| Problem |
Go from the first line to the line with "LineChart, XAxis, YAxis" and return those lines verbatim, ends included.
....
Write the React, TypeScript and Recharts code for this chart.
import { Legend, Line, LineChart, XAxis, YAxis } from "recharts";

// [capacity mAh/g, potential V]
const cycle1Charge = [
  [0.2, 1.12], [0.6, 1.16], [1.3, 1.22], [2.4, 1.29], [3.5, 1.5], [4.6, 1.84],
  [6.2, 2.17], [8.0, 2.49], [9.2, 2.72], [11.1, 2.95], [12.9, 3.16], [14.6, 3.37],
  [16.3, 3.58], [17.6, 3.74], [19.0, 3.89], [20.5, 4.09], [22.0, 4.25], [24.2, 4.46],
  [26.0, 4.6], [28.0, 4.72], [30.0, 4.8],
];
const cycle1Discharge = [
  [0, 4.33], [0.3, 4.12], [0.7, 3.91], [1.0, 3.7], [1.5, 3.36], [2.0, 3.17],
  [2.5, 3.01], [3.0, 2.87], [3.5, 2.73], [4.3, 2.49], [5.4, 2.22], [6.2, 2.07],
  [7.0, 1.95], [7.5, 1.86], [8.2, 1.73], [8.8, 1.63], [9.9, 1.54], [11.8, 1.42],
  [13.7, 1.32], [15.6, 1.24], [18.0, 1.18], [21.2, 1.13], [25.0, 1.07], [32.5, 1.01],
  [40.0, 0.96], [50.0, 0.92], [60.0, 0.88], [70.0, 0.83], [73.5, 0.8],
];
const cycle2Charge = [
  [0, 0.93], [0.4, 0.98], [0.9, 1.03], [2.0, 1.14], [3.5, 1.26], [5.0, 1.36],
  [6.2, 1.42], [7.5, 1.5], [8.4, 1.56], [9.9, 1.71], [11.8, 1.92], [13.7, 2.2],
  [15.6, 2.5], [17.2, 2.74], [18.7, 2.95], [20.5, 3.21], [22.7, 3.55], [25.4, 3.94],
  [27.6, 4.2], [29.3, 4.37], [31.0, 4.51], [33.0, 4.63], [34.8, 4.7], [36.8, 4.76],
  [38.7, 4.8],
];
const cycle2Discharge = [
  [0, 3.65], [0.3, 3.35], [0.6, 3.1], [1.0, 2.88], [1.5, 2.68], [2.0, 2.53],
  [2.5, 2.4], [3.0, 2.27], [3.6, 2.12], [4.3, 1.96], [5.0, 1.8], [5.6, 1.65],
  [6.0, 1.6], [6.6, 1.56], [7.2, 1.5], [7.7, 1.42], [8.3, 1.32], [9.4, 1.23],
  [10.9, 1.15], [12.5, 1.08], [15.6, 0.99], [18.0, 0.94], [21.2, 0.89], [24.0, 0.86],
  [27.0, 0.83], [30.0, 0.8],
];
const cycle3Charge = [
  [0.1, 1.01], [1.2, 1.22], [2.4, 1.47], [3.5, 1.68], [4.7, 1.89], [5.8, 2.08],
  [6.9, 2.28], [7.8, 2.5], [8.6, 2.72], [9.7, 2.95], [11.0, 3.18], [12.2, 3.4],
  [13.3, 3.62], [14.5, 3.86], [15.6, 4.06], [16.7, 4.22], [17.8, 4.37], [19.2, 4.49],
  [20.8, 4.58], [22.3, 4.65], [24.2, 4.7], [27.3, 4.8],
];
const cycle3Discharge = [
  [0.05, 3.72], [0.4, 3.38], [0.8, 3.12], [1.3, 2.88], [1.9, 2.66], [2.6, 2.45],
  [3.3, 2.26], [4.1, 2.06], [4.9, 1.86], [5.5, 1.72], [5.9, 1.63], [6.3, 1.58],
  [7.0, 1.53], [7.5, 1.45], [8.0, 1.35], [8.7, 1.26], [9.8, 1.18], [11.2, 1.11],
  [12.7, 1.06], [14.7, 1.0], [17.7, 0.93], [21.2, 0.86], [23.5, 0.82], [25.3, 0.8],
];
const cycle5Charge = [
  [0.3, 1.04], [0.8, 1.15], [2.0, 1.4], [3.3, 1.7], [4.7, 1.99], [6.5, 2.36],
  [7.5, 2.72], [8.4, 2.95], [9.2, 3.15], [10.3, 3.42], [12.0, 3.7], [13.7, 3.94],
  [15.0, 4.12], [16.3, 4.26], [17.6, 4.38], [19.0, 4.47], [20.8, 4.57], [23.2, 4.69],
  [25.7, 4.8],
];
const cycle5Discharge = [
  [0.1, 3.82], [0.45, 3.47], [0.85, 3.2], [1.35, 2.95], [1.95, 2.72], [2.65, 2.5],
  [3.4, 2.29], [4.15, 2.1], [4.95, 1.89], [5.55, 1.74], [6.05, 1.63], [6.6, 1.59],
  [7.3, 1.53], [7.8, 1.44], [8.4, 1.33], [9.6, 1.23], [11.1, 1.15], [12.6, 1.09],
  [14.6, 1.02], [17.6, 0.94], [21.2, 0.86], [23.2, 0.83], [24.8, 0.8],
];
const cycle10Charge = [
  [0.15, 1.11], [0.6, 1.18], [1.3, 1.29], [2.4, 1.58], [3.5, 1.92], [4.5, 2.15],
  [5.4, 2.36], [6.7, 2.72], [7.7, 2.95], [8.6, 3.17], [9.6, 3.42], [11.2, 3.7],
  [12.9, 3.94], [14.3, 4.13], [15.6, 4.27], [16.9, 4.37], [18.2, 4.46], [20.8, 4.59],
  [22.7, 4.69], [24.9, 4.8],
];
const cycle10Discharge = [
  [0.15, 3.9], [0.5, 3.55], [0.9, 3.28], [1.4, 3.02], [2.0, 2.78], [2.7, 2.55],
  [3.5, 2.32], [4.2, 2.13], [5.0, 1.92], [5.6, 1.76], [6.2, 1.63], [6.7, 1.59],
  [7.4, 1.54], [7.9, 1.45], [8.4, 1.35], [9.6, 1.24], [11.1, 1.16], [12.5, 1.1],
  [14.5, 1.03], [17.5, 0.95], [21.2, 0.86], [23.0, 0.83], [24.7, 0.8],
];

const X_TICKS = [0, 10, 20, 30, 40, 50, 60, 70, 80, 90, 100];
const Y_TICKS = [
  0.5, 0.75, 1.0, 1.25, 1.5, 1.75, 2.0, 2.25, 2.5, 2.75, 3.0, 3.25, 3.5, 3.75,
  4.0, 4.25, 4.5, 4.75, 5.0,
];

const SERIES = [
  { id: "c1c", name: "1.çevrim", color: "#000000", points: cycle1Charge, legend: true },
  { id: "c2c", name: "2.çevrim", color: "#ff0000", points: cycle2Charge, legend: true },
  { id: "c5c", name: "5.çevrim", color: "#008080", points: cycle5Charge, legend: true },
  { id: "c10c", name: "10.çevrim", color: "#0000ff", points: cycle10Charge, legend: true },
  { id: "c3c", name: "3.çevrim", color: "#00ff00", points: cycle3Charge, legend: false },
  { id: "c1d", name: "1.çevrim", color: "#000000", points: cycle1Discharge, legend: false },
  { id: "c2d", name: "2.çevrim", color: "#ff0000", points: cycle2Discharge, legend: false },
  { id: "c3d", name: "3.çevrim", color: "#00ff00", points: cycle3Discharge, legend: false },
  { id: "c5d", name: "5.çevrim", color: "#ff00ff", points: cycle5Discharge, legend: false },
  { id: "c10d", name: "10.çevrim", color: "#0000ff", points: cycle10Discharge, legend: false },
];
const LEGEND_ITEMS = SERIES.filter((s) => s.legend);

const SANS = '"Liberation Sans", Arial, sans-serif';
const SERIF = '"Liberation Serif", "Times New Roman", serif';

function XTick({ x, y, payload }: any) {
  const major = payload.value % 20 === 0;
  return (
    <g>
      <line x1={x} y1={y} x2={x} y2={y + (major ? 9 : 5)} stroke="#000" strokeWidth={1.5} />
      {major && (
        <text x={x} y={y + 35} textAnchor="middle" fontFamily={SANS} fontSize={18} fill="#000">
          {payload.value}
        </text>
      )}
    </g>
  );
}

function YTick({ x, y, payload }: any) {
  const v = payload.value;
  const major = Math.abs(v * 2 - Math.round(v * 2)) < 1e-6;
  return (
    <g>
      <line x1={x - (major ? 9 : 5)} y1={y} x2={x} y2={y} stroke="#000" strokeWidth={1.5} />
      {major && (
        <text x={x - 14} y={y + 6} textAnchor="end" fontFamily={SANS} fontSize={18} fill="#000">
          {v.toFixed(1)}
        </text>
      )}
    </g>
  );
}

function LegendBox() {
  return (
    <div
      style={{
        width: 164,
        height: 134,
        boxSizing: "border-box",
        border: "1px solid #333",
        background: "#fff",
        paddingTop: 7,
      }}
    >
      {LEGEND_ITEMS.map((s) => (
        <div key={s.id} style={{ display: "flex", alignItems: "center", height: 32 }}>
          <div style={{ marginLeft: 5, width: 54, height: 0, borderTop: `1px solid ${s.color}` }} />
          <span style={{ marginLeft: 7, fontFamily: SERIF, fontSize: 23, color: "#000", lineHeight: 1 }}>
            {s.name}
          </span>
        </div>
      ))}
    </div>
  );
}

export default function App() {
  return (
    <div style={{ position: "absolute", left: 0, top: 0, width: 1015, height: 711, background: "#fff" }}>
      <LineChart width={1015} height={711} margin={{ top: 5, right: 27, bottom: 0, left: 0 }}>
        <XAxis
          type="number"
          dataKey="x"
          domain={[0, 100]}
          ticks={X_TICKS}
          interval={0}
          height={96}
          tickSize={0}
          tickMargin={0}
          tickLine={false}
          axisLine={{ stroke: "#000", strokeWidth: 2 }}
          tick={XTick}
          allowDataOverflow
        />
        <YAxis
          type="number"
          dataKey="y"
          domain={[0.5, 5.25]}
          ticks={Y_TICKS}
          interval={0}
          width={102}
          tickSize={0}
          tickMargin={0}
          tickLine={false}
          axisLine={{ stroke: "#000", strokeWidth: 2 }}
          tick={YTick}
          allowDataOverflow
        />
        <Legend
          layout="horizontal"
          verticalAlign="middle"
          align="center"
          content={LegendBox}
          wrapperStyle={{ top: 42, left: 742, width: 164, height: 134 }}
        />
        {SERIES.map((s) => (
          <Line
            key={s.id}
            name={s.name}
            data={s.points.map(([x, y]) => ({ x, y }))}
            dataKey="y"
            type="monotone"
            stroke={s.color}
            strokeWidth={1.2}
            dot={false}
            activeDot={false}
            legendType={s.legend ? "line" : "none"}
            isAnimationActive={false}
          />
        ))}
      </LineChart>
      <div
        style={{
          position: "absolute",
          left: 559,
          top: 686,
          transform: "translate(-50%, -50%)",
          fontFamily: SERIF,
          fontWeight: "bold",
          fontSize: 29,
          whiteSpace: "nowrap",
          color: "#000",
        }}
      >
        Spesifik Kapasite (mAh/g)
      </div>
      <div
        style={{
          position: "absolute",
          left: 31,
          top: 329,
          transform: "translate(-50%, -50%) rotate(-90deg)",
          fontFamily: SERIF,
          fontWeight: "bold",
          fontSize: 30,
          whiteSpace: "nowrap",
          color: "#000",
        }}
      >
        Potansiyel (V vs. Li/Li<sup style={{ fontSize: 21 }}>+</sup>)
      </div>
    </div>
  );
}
....
| The answer |
Write the React, TypeScript and Recharts code for this chart.
import { Legend, Line, LineChart, XAxis, YAxis } from "recharts";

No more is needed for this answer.